=== Your goal ===
Copy, from the entries below, each line where the word "this" can be found.

=== Material for the task ===
"""
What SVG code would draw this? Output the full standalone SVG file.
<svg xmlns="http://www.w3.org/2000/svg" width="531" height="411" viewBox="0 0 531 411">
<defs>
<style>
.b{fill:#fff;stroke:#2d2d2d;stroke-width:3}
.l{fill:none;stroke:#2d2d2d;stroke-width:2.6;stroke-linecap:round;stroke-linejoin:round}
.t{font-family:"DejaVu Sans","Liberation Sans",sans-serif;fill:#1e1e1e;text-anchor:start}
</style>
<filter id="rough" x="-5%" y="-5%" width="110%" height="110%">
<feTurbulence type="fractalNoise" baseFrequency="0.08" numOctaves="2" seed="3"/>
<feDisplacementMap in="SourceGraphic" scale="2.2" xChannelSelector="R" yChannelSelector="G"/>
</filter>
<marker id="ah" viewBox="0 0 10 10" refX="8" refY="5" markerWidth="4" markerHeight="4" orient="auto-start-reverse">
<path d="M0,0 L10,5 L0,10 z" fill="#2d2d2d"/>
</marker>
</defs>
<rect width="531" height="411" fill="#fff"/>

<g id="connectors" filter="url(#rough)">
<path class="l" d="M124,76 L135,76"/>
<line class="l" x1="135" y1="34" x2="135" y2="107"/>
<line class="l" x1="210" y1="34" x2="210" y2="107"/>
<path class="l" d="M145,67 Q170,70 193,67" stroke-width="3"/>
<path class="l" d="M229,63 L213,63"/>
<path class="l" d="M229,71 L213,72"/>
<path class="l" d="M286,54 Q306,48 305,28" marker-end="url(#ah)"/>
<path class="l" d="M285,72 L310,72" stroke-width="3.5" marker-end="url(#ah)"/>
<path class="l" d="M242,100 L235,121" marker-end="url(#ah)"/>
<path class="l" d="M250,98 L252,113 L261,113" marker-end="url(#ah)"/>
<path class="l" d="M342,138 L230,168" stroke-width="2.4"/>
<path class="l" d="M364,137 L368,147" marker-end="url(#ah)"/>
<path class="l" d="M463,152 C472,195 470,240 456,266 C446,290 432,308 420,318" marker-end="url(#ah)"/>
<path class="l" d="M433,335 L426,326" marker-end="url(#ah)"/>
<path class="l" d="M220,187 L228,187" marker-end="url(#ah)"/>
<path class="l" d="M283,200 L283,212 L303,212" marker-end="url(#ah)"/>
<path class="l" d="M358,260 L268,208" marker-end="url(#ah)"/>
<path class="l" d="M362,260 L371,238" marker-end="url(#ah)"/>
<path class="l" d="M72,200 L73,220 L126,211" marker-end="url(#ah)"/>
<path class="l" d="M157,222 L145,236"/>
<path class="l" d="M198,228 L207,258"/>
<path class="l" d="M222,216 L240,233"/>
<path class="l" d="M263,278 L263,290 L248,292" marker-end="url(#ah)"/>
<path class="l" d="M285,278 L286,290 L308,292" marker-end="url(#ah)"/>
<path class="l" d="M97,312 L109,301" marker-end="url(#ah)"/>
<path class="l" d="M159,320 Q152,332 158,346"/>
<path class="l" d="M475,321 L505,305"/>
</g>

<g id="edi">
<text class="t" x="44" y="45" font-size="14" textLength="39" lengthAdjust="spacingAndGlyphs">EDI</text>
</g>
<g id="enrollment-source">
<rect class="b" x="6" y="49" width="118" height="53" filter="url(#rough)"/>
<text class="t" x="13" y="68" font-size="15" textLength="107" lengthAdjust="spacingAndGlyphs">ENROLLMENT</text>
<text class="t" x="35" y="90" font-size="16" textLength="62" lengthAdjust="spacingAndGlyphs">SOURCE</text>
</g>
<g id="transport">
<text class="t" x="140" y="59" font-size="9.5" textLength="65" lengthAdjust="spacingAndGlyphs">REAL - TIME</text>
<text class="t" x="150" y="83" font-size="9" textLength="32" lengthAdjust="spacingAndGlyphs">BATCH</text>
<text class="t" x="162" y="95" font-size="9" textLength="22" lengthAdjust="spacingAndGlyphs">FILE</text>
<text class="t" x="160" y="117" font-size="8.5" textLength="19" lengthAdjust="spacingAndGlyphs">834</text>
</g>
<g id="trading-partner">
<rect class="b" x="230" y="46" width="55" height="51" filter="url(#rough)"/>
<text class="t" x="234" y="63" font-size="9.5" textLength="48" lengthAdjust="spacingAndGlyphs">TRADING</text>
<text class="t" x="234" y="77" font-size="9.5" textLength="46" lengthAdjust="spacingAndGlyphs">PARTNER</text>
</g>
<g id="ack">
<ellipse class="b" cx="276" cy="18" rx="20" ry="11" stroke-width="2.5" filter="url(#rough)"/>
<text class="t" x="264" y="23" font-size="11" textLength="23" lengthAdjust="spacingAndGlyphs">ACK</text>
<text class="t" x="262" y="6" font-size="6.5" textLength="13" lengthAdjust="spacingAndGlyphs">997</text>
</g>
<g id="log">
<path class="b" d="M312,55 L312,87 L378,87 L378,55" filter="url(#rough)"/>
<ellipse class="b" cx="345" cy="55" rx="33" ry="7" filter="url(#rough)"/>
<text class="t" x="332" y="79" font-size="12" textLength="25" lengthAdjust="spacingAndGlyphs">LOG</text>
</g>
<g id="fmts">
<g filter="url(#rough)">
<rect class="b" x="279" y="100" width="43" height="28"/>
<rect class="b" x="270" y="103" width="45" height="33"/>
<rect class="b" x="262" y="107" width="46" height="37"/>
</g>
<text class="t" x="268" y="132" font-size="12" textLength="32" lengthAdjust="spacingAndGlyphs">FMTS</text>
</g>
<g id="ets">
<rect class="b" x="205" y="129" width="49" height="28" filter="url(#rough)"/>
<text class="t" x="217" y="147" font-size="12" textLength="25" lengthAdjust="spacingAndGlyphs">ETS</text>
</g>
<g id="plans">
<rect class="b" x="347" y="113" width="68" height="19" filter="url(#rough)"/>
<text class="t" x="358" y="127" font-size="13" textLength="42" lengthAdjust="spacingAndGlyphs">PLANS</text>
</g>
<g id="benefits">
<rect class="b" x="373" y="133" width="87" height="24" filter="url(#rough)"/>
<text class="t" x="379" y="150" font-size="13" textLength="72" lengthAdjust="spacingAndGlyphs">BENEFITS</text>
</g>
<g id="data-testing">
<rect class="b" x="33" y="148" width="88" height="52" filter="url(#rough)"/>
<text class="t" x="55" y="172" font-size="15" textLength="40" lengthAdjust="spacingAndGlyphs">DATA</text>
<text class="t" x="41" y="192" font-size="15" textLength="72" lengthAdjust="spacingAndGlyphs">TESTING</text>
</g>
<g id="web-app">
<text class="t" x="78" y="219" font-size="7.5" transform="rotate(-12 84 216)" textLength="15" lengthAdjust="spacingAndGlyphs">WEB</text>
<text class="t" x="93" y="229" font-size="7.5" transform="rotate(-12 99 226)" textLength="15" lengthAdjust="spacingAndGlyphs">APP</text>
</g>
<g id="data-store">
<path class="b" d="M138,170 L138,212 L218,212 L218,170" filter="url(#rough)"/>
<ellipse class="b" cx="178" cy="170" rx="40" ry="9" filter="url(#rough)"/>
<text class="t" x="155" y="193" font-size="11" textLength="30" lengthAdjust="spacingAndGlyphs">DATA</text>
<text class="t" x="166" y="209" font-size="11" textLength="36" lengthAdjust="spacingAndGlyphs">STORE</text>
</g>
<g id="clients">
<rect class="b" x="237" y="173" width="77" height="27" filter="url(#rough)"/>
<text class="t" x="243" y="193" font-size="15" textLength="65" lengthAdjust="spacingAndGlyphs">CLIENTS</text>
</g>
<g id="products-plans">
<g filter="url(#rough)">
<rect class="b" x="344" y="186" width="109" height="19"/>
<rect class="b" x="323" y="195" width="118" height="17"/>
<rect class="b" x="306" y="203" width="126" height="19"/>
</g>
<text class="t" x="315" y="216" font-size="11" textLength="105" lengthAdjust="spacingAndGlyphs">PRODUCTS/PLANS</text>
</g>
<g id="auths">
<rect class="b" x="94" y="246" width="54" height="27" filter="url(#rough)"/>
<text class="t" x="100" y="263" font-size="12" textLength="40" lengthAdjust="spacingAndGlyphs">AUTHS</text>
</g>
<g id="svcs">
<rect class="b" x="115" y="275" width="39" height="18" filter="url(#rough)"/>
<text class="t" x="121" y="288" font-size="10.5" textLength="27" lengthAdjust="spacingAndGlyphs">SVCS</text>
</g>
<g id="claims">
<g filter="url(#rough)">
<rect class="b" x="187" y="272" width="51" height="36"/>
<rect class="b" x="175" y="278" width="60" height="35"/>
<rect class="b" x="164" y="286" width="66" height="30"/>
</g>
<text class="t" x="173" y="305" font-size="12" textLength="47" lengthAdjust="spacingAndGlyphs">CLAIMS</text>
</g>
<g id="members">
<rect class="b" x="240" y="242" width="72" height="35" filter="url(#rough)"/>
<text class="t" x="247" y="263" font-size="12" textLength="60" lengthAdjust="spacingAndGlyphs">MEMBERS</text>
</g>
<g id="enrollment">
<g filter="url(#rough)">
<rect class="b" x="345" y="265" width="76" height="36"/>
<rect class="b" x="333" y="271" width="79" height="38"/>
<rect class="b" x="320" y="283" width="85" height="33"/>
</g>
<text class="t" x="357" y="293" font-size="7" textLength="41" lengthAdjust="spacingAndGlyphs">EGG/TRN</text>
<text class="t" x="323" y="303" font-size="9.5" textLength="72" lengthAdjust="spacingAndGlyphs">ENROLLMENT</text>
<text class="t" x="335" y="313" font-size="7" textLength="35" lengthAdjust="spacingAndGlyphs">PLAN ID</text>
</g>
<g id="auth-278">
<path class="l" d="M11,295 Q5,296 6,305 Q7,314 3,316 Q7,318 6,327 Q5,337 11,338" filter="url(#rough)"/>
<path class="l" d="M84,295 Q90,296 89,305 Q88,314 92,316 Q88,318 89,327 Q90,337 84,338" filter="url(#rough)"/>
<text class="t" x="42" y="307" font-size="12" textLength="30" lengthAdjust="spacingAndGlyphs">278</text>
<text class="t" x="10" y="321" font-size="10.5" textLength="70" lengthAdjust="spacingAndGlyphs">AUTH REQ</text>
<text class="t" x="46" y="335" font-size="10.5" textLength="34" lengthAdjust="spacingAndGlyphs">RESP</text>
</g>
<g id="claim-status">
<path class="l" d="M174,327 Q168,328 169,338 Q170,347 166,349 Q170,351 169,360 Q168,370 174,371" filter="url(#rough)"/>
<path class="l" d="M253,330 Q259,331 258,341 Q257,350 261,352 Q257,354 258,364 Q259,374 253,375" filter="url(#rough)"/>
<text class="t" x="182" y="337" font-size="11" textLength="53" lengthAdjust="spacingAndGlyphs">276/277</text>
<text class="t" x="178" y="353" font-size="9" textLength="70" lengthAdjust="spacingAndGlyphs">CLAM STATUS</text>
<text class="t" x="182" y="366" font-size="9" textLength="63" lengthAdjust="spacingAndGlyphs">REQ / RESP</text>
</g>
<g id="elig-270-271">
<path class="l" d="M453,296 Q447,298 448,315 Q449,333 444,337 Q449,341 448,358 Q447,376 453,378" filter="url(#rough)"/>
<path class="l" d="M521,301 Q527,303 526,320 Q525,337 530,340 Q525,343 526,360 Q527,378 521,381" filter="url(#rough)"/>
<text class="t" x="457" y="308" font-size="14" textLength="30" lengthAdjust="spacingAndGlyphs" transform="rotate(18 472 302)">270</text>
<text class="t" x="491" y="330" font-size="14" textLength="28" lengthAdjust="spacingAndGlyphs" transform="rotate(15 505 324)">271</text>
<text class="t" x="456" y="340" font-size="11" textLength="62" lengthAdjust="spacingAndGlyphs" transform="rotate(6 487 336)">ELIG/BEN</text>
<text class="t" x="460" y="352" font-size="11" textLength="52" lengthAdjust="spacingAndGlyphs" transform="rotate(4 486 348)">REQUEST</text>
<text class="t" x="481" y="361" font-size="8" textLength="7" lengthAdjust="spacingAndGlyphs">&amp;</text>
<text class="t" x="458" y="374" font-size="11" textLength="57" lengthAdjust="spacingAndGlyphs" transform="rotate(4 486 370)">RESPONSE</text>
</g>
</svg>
"""
"""
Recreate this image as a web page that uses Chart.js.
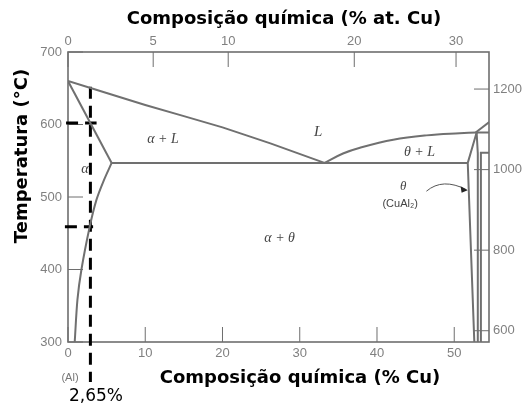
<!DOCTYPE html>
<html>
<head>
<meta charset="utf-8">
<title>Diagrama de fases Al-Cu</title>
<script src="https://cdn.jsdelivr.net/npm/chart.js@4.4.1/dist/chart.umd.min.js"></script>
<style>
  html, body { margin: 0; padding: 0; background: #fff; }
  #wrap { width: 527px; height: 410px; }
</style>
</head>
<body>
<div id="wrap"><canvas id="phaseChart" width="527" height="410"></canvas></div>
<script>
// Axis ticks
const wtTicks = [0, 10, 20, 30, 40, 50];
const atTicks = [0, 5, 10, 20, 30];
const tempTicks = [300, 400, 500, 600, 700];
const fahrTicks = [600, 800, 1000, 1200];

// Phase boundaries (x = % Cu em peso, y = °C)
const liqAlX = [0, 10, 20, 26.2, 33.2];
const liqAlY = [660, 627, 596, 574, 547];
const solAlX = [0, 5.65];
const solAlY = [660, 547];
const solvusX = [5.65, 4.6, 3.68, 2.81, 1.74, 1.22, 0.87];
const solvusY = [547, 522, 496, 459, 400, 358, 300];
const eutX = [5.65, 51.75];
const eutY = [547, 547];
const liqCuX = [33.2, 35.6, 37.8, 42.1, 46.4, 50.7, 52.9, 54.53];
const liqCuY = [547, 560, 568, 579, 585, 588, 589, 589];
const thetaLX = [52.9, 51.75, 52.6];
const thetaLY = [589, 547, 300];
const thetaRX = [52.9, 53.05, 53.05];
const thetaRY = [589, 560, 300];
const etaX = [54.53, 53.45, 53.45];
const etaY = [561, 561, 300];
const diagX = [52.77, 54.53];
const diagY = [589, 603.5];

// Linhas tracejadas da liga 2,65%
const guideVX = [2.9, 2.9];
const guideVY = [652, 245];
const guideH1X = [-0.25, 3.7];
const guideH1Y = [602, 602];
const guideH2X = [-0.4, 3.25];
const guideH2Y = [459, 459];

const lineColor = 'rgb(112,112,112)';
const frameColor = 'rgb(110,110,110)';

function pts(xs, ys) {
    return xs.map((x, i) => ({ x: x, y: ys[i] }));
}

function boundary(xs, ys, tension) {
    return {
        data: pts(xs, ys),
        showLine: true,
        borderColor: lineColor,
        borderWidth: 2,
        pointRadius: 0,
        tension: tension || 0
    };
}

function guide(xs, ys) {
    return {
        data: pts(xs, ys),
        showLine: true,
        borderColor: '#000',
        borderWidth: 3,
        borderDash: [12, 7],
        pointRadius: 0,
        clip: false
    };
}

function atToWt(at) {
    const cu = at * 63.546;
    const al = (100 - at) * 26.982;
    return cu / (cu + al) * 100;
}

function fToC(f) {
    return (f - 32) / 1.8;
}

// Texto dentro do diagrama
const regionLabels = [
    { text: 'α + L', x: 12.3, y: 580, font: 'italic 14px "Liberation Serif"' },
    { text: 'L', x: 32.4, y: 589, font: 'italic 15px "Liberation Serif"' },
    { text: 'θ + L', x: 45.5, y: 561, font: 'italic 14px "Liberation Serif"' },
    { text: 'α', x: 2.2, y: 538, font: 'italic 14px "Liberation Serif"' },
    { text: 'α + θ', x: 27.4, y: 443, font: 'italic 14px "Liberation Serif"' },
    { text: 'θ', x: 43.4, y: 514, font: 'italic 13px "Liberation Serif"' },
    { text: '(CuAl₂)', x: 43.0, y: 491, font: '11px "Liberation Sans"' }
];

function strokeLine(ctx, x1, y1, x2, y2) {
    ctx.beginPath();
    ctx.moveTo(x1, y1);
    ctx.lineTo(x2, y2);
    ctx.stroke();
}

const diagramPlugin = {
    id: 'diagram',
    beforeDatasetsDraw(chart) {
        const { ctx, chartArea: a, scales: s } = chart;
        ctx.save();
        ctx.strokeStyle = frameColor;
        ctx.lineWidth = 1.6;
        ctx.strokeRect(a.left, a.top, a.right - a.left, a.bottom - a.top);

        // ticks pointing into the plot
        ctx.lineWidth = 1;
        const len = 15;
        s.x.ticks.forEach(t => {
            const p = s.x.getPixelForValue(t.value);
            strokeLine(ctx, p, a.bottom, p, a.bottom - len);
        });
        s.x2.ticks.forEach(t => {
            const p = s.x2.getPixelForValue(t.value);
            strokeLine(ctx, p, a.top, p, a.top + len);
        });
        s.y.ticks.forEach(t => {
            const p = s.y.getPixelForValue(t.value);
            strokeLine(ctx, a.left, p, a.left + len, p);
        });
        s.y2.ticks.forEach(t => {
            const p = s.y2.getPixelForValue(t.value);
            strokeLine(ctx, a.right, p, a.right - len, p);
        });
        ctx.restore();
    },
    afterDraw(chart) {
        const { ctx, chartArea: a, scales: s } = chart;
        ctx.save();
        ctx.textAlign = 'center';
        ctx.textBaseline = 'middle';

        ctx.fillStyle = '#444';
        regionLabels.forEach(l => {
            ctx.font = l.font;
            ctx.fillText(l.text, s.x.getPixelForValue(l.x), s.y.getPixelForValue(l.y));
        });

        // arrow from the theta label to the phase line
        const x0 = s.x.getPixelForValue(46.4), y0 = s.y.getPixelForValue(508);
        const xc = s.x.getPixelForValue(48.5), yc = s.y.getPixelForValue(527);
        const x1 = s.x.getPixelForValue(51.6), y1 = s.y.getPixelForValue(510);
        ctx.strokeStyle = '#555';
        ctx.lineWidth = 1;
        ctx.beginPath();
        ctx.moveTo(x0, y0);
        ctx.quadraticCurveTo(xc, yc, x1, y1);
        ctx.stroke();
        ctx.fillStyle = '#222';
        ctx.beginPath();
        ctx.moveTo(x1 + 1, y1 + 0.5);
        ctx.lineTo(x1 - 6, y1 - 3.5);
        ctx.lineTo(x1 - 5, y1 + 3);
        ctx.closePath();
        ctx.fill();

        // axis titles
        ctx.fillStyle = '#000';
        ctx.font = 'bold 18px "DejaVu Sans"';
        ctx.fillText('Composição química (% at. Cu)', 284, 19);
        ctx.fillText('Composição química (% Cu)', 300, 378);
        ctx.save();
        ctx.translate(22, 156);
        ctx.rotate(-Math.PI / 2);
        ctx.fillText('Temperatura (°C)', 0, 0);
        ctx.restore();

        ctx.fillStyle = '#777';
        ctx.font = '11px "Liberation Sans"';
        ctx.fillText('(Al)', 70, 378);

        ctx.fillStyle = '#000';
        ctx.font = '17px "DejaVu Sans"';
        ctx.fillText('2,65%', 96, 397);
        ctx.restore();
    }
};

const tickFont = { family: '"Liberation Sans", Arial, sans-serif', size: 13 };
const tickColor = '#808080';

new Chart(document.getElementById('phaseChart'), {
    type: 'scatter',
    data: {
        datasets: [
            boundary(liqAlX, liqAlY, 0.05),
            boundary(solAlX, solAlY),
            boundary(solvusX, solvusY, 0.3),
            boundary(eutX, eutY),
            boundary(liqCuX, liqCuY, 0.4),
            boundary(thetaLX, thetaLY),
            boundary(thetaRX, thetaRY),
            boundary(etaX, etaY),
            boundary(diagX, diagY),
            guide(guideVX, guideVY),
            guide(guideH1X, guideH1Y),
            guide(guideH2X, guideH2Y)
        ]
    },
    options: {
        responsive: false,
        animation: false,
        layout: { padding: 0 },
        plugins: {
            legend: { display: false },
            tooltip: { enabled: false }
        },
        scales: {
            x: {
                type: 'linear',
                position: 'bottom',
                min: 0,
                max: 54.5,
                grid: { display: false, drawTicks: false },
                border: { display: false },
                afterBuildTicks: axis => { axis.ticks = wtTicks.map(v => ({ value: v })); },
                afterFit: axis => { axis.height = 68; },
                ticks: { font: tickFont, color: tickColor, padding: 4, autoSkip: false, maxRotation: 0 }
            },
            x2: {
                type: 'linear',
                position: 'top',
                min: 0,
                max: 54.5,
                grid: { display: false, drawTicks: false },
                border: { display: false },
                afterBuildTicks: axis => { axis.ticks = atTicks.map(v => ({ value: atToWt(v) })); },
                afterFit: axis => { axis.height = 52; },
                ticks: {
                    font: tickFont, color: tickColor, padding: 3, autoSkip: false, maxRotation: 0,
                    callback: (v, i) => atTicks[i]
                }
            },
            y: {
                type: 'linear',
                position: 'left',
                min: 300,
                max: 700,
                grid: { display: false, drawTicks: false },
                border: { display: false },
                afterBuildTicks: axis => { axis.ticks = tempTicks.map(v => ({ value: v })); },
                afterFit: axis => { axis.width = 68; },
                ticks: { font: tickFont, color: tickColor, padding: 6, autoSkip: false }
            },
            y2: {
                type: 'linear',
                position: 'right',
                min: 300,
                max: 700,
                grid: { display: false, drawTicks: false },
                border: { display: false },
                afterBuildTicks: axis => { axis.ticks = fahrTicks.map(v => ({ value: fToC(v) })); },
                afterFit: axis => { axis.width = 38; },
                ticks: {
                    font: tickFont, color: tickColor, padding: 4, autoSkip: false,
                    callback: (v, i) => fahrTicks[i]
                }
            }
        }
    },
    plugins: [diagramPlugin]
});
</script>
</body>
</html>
"""
=== Response to the exercise ===
What SVG code would draw this? Output the full standalone SVG file.
Recreate this image as a web page that uses Chart.js.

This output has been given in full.